All the patients in our report showed imaging features of type III pleuropulmonary blastoma with the presence of rib erosion and chest wall invasion in case 1. Invasion of adjacent structures has also been reported in previous case series [2,5]. Metastasis is seen mostly in type II and type III PPB with predominant involvement of bones and central nervous system [1]. In our cases, no distant metastasis was detected.

The differential diagnosis of type I pleuropulmonary blastoma is congenital pulmonary airway malformation (CPAM) which can't be distinguished by imaging. However, Type I PPB is multifocal and occurs postnatally compared to congenital cystic lesions which are unifocal and usually seen in second trimester antenatal ultrasonography [9]. The differential diagnosis for type II and type III PPB include commonly occurring pediatric solid tumors such as neuroblastoma, Ewing's sarcoma, rhabdomyosarcoma and inflammatory myofibroblastic tumor. The absence of calcifications, vertebral destruction and intraspinal extension can differentiate pleuropulmonary blastoma from these tumors [1]. Infantine Fibrosarcoma is another probable differential diagnosis, which occurs exclusively in neonates and infants.

The imaging recommendations for staging in patients with suspicion of pleuropulmonary blastoma are contrast enhanced CT of chest and abdomen (to detect commonly associated cystic nephroma) for type I; contrast enhanced CT chest and abdomen, brain MRI, Bone scan for type II and type III pleuropulmonary blastomas [3].

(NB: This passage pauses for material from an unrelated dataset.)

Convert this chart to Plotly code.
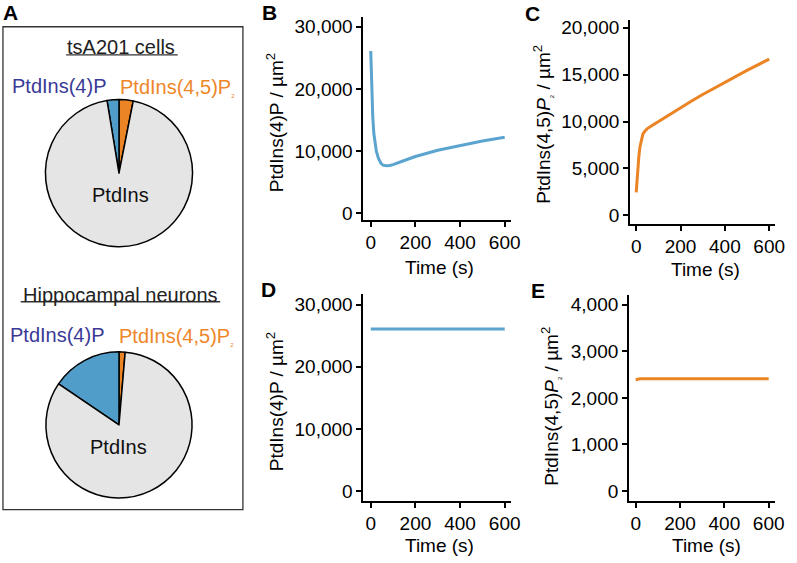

The recommended treatment for type I tumors consists of surgical excision and adjuvant chemotherapy. For type Ir tumors, only follow-up and no chemotherapy are recommended. For type II and type III tumors, the treatment consists of aggressive surgery and chemotherapy. For large tumors, neoadjuvant chemotherapy is instituted to reduce the tumor size followed by surgical resection. Radiation therapy is reserved for patients with known but nonresectable tumors or for residual tumors after chemotherapy. For brain metastasis, all 3 treatment modalities - surgery, chemotherapy and radiation therapy are recommended. For recurrent tumors, high dose consolidation therapy (HDCT) with autologous stem cell rescue (ASCR) is recommended [3].

Conclusion

Pleuropulmonary blastoma is a highly aggressive malignancy of early childhood seen primarily in children younger than 6 years. The supporting features for a diagnosis of pleuropulmonary blastoma are right sided mass lesion, complete hemithorax opacification, absence of intralesional calcification, no evidence of chest wall invasion/rib erosion/intraspinal extension. Type I PPB should be differentiated from CPAM; type II and type III PPB need to be differentiated from common solid pediatric tumors such as neuroblastoma, Ewing's sarcoma, infantile myofibroblastic tumor etc. PPB can be associated with DICER1 syndrome, thus a diagnosis of PPB should lead to screening and surveillance for commonly associated neoplasms such as cystic nephroma in the patient, their siblings and their first degree relatives. The patients diagnosed with the malignancy should undergo radical surgery, even in cases with microscopic residual disease.

Footnotes

Name of the department to which the work is attributed: Department of Radiodiagnosis, ABVIMS and Dr RML Hospital, New Delhi.

"Written informed consent was obtained from the patients’ guardian for publication of this case review, including accompanying images".

Acknowledgments: Self finance.

Competing Interests: The authors declare that they have no known competing financial interests or personal relationships that could have appeared to influence the work reported in this paper.